▶ **CHALLENGE**
Using the data below, return word for word every line from the one holding "Generate a web" down to the one holding "120, 140, 160];". Leave pictures out.

BEGIN EXERCISE MATERIAL

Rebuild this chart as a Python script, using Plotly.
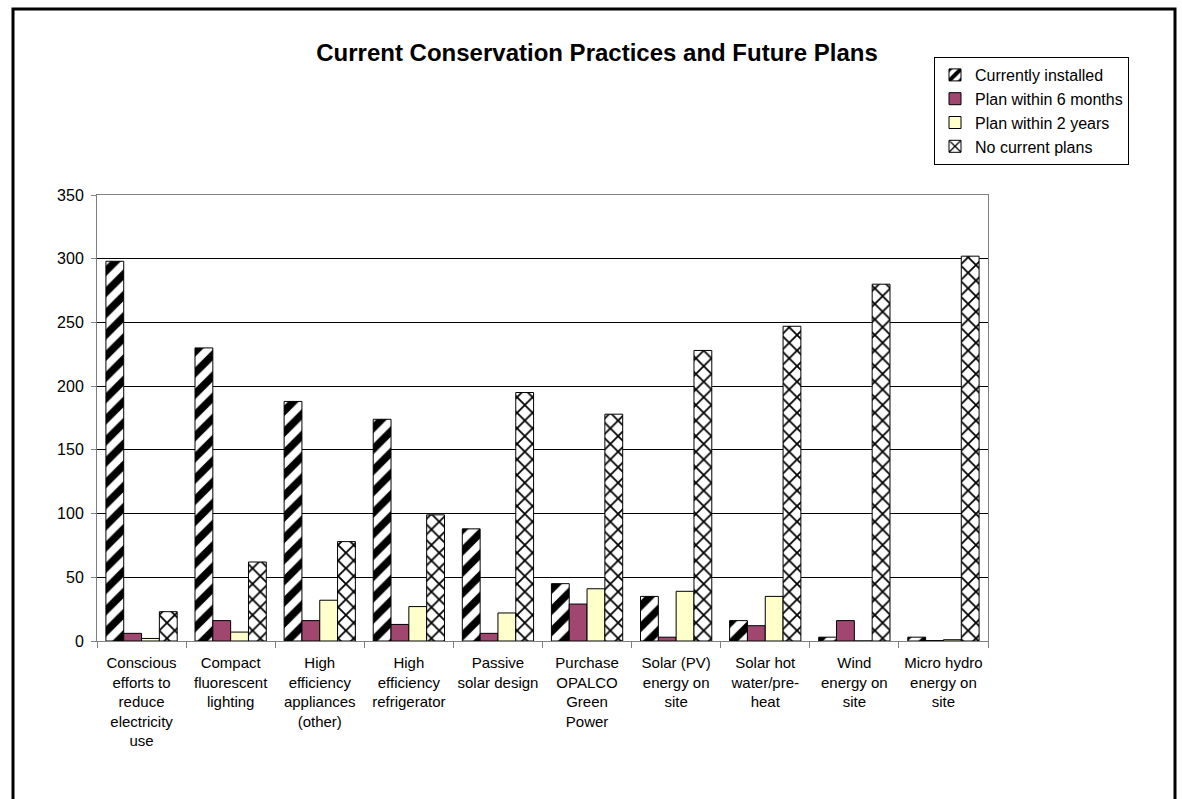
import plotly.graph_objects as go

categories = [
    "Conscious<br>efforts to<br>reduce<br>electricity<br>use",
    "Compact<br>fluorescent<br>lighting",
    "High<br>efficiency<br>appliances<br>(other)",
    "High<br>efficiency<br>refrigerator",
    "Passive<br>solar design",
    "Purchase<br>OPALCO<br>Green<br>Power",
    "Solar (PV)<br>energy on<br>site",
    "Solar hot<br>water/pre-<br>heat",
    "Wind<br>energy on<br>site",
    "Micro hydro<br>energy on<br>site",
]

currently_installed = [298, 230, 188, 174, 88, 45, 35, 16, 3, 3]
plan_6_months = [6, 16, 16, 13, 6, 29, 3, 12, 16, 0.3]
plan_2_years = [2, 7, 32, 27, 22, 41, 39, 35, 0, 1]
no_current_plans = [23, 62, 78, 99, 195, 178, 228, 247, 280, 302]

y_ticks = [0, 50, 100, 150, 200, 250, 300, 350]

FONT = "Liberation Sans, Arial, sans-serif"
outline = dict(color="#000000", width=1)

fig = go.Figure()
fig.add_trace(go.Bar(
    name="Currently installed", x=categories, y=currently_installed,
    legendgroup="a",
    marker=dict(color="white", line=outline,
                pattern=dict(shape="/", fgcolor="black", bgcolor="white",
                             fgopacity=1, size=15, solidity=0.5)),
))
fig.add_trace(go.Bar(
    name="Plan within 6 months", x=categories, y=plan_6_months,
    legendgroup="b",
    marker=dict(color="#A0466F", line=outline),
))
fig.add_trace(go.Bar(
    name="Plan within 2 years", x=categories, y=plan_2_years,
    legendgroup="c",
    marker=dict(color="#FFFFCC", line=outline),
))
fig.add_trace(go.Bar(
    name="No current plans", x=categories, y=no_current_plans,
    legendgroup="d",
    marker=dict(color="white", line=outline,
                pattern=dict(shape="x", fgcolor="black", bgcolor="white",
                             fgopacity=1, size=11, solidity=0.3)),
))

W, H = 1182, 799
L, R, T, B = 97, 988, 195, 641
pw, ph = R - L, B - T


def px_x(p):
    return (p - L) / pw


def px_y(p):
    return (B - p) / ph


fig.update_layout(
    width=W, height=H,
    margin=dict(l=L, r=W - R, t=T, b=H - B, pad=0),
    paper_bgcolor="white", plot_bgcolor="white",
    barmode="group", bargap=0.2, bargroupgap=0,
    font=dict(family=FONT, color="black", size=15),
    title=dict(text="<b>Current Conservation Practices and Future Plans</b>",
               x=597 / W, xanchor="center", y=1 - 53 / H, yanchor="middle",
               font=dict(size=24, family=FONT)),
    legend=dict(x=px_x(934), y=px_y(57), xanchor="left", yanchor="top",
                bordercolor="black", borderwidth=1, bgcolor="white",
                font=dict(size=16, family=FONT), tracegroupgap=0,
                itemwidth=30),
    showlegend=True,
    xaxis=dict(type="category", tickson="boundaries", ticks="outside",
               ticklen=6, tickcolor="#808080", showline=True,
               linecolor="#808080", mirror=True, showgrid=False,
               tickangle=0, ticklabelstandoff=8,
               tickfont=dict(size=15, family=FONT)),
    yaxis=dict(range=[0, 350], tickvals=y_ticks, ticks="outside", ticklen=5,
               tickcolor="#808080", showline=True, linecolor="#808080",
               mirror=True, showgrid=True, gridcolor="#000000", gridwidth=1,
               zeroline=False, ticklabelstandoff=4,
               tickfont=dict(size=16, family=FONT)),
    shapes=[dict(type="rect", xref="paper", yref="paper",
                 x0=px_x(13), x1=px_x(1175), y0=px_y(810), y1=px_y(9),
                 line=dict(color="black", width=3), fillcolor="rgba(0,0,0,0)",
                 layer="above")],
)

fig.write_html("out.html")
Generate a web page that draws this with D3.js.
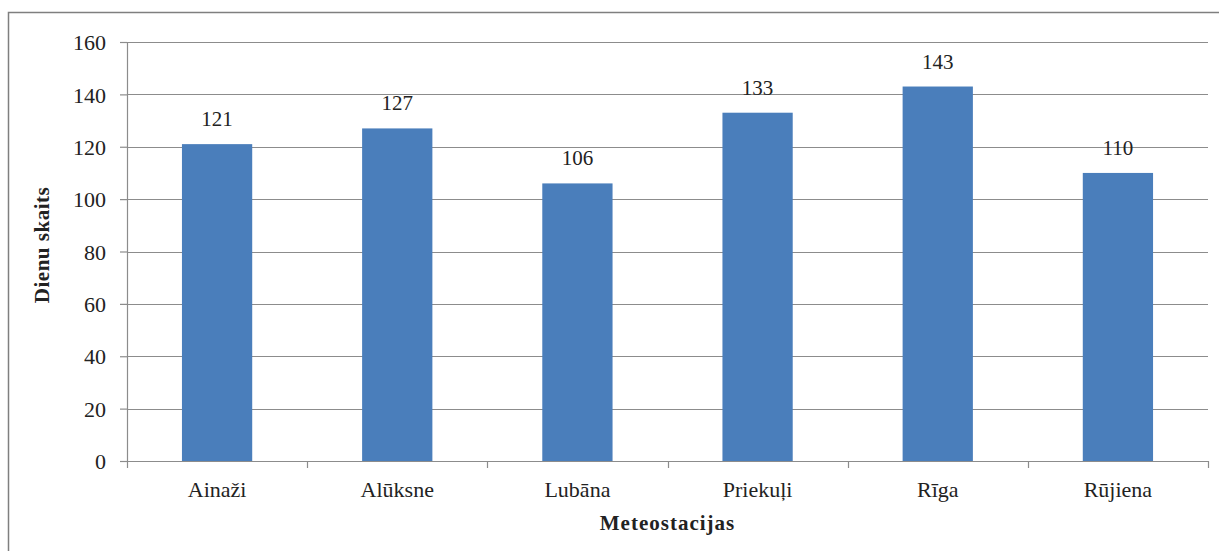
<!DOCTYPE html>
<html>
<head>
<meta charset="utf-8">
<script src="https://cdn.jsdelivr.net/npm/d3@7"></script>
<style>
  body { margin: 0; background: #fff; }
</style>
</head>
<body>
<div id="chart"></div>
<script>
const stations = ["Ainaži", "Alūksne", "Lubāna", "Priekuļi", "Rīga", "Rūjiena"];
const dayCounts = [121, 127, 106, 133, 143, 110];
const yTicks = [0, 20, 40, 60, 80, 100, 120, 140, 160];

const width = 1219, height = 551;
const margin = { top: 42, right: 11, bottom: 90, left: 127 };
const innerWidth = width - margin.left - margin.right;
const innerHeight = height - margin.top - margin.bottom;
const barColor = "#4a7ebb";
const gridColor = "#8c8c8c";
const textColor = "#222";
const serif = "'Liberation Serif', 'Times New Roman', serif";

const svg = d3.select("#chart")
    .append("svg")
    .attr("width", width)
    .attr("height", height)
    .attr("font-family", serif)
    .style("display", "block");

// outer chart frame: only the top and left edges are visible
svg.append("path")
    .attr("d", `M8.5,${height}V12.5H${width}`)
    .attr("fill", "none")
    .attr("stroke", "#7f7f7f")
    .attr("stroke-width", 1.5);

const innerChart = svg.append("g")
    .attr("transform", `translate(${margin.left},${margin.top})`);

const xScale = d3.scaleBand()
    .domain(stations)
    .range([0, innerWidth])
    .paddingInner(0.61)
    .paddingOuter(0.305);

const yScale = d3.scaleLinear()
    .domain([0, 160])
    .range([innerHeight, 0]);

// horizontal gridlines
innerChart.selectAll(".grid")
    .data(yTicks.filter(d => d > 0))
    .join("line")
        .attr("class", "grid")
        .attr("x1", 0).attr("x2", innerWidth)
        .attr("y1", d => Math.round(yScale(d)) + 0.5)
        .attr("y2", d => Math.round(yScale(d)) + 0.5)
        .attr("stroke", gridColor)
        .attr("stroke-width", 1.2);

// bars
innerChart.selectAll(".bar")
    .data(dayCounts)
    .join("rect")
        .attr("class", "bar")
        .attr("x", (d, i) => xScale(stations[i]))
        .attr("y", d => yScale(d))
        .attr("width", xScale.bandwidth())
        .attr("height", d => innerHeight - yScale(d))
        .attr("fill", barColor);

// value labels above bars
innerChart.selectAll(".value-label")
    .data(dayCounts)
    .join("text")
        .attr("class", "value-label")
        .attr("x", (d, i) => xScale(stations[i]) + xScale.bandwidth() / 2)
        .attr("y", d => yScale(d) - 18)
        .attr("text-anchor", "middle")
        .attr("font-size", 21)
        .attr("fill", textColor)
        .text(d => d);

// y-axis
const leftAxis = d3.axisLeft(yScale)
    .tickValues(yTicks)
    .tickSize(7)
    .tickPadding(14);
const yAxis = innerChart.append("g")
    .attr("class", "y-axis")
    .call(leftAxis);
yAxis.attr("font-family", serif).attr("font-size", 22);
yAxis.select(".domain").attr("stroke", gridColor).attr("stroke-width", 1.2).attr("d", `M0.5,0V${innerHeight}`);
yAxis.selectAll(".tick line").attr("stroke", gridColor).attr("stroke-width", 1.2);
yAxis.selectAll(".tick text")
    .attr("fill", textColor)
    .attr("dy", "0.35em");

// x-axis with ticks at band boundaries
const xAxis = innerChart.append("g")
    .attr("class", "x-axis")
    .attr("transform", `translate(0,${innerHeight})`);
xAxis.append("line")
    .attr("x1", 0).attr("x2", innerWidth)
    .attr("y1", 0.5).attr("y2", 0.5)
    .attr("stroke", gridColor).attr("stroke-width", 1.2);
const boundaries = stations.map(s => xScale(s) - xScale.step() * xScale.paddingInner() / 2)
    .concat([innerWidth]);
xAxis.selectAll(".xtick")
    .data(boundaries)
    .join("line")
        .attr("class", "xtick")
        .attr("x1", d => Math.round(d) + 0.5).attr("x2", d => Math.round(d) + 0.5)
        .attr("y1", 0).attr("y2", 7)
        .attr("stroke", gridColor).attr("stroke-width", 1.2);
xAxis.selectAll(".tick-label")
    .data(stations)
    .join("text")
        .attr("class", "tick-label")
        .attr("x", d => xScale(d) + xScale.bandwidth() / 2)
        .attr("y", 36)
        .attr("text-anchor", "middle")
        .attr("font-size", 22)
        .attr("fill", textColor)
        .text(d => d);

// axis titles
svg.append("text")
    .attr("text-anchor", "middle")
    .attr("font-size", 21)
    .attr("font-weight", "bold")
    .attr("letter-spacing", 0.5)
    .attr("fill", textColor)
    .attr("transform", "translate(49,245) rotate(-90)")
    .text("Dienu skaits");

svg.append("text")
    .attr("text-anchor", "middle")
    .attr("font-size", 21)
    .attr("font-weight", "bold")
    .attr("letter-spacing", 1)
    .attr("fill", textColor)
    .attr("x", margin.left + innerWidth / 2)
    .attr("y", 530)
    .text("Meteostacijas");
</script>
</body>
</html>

END EXERCISE MATERIAL

▶ **SOLUTION TO THIS TASK**
Generate a web page that draws this with D3.js.
<!DOCTYPE html>
<html>
<head>
<meta charset="utf-8">
<script src="https://cdn.jsdelivr.net/npm/d3@7"></script>
<style>
  body { margin: 0; background: #fff; }
</style>
</head>
<body>
<div id="chart"></div>
<script>
const stations = ["Ainaži", "Alūksne", "Lubāna", "Priekuļi", "Rīga", "Rūjiena"];
const dayCounts = [121, 127, 106, 133, 143, 110];
const yTicks = [0, 20, 40, 60, 80, 100, 120, 140, 160];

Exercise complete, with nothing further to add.